A participação da Noruega nesses processos tem mudado ao longo dos anos, passando de se enxergar menos como “um negociador” para se situar mais como um “facilitador”, diz o especialista, “dando um passo para trás e deixando que as partes falem”.
Como no caso da Guatemala, Bull, do Centro de Desenvolvimento e Meio Ambiente da Universidade de Oslo, diz acreditar que nas conversações sobre a Venezuela é “completamente necessário que haja outros atores”, como o Grupo de Lima, que reúne mais de uma dezena de países da América Latina e está posicionado a favor de Guaidó, e o Grupo Internacional de Contato para a Venezuela criado em janeiro pela União Europeia e de que também formam parte a Costa Rica, o Uruguai, o Equador e a Bolívia.

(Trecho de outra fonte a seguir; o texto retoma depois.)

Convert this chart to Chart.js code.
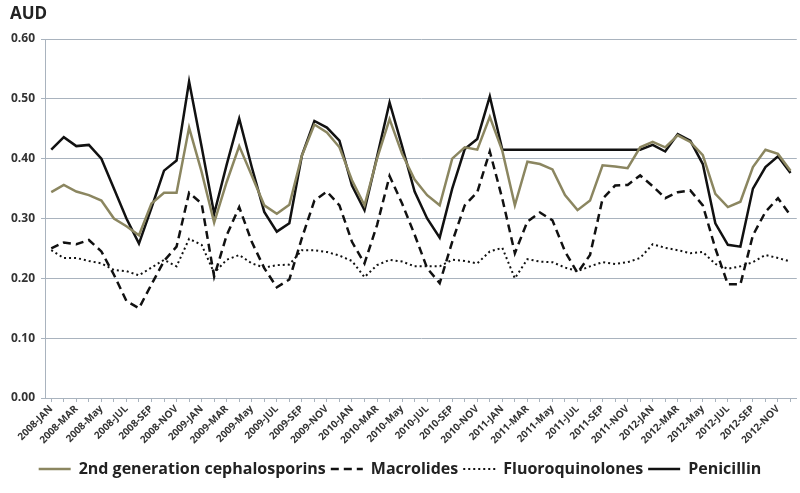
<!DOCTYPE html>
<html>
<head>
<meta charset="utf-8">
<script src="https://cdn.jsdelivr.net/npm/chart.js@4.4.1/dist/chart.umd.min.js"></script>
<style>
  html, body { margin: 0; padding: 0; background: #fff; }
  #wrap { width: 800px; height: 493px; position: relative; }
</style>
</head>
<body>
<div id="wrap"><canvas id="chart"></canvas></div>
<script>
var years = ["2008", "2009", "2010", "2011", "2012"];
var months = ["JAN", "FEB", "MAR", "APR", "May", "JUN", "JUL", "AUG", "SEP", "OCT", "NOV", "DEC"];

var labels = [];
years.forEach(function (y) {
  months.forEach(function (m) {
    labels.push(y + "-" + m);
  });
});

var cephalosporins = [
  0.344, 0.356, 0.345, 0.339, 0.330, 0.300, 0.287, 0.272, 0.325, 0.343, 0.343, 0.452,
  0.378, 0.293, 0.361, 0.421, 0.372, 0.322, 0.308, 0.323, 0.405, 0.457, 0.444, 0.419,
  0.364, 0.322, 0.400, 0.466, 0.408, 0.365, 0.339, 0.322, 0.400, 0.419, 0.415, 0.470,
  0.413, 0.322, 0.395, 0.391, 0.382, 0.339, 0.314, 0.330, 0.389, 0.387, 0.384, 0.419,
  0.428, 0.419, 0.439, 0.428, 0.406, 0.341, 0.319, 0.328, 0.386, 0.415, 0.408, 0.380
];
var macrolides = [
  0.250, 0.260, 0.257, 0.264, 0.245, 0.206, 0.162, 0.150, 0.190, 0.229, 0.253, 0.343,
  0.325, 0.203, 0.272, 0.319, 0.261, 0.217, 0.185, 0.198, 0.267, 0.330, 0.345, 0.322,
  0.261, 0.225, 0.289, 0.371, 0.325, 0.273, 0.217, 0.192, 0.261, 0.322, 0.344, 0.412,
  0.333, 0.242, 0.295, 0.310, 0.297, 0.245, 0.209, 0.239, 0.333, 0.355, 0.356, 0.372,
  0.354, 0.334, 0.344, 0.347, 0.322, 0.250, 0.190, 0.190, 0.272, 0.311, 0.334, 0.305
];
var fluoroquinolones = [
  0.247, 0.234, 0.234, 0.229, 0.225, 0.214, 0.212, 0.205, 0.218, 0.231, 0.220, 0.266,
  0.256, 0.209, 0.231, 0.239, 0.225, 0.218, 0.222, 0.223, 0.247, 0.247, 0.244, 0.238,
  0.229, 0.202, 0.222, 0.231, 0.228, 0.220, 0.220, 0.220, 0.231, 0.229, 0.225, 0.245,
  0.251, 0.200, 0.232, 0.228, 0.227, 0.218, 0.212, 0.220, 0.227, 0.224, 0.227, 0.234,
  0.257, 0.251, 0.247, 0.242, 0.244, 0.224, 0.216, 0.220, 0.227, 0.239, 0.234, 0.228
];
var penicillin = [
  0.415, 0.436, 0.421, 0.423, 0.400, 0.350, 0.300, 0.258, 0.318, 0.380, 0.397, 0.529,
  0.420, 0.308, 0.390, 0.467, 0.386, 0.311, 0.278, 0.292, 0.405, 0.463, 0.452, 0.430,
  0.355, 0.314, 0.403, 0.494, 0.421, 0.345, 0.300, 0.268, 0.350, 0.416, 0.433, 0.504,
  0.415, 0.415, 0.415, 0.415, 0.415, 0.415, 0.415, 0.415, 0.415, 0.415, 0.415, 0.415,
  0.423, 0.412, 0.441, 0.430, 0.391, 0.292, 0.256, 0.253, 0.350, 0.386, 0.404, 0.376
];

var seriesNames = ["2nd generation cephalosporins", "Macrolides", "Fluoroquinolones", "Penicillin"];
var yTicks = [0, 0.1, 0.2, 0.3, 0.4, 0.5, 0.6];

var gridColor = "#a9b3be";
var textColor = "#333333";

function line(label, values, color, width, dash) {
  return {
    label: label,
    data: values,
    borderColor: color,
    backgroundColor: color,
    borderWidth: width,
    borderDash: dash,
    pointRadius: 0,
    pointHoverRadius: 0,
    tension: 0,
    fill: false
  };
}

// AUD unit label in the top-left corner
var unitLabel = {
  id: "unitLabel",
  afterDraw: function (chart) {
    var ctx = chart.ctx;
    ctx.save();
    ctx.font = "bold 17px 'Open Sans'";
    ctx.fillStyle = "#222";
    ctx.textBaseline = "alphabetic";
    ctx.fillText("AUD", 10, 19);
    ctx.restore();
  }
};

var config = {
  type: "line",
  data: {
    labels: labels,
    datasets: [
      line(seriesNames[0], cephalosporins, "#8b8660", 2.5, []),
      line(seriesNames[1], macrolides, "#111111", 2.5, [8, 5]),
      line(seriesNames[2], fluoroquinolones, "#111111", 2, [2, 3]),
      line(seriesNames[3], penicillin, "#111111", 2.5, [])
    ]
  },
  options: {
    responsive: true,
    maintainAspectRatio: false,
    animation: false,
    layout: { padding: { top: 39, left: 0, right: 0, bottom: 6 } },
    plugins: {
      tooltip: { enabled: false },
      legend: {
        position: "bottom",
        labels: {
          usePointStyle: true,
          pointStyle: "line",
          pointStyleWidth: 32,
          boxHeight: 16,
          padding: 5,
          color: "#222",
          font: { family: "'Open Sans'", size: 16, weight: "bold" },
          generateLabels: function (chart) {
            var items = Chart.defaults.plugins.legend.labels.generateLabels(chart);
            items.forEach(function (item) {
              var ds = chart.data.datasets[item.datasetIndex];
              item.lineDash = ds.borderDash;
              item.lineWidth = ds.borderWidth;
            });
            return items;
          }
        }
      }
    },
    scales: {
      x: {
        offset: true,
        grid: {
          display: true,
          drawOnChartArea: false,
          drawTicks: true,
          tickLength: 4,
          color: gridColor
        },
        border: { color: gridColor, width: 1 },
        ticks: {
          autoSkip: false,
          maxRotation: 45,
          minRotation: 45,
          padding: 1,
          color: textColor,
          font: { family: "'Open Sans'", size: 10, weight: "bold" },
          callback: function (value, index) {
            return index % 2 === 0 ? labels[index] : "";
          }
        },
        afterFit: function (scale) { scale.height = 58; }
      },
      y: {
        min: 0,
        max: 0.6,
        afterBuildTicks: function (scale) {
          scale.ticks = yTicks.map(function (v) { return { value: v }; });
        },
        grid: { color: gridColor, drawTicks: true, tickLength: 4 },
        border: { color: gridColor },
        ticks: {
          padding: 6,
          color: textColor,
          font: { family: "'Open Sans'", size: 12, weight: "bold" },
          callback: function (value) { return value.toFixed(2); }
        },
        afterFit: function (scale) { scale.width = 45; }
      }
    }
  },
  plugins: [unitLabel]
};

var myChart = new Chart(document.getElementById("chart"), config);
</script>
</body>
</html>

Em uma fase preliminar como a atual, os outros atores “estão provavelmente informados mas contente de manter-se fora do radar”.
O desafio para diplomatas desse pequeno país de pouco mais de cinco milhões de habitantes é enorme.
Por que a Noruega faz mediações?
A pergunta é: o que a Noruega ganha se colocando em casos assim?
Para Mariano Aguirre, ex-diretor do Centro Norueguês de Resolução de Conflitos, essa política – que conta com o consenso dos grandes partidos – é a fórmula norueguesa para garantir sua segurança.
Ela faz isso “através da promoção da paz, do desenvolvimento e dos direitos humanos, mas fazendo parte da Otan e associada à Europa”, explica Aguirre. A Noruega não é membra da União Europeia, mas uma sócia próxima.
A professora Bull concorda. “Não há uma ganância imediata de ninguém. Isso é parte da política externa norueguesa desde os anos 1990. Somos um país vulnerável, como uma economia muito aberta, muito dependente do comércio e da paz mundial”, assegura. “Coisas que acontecem em lugares distantes nos afetam.”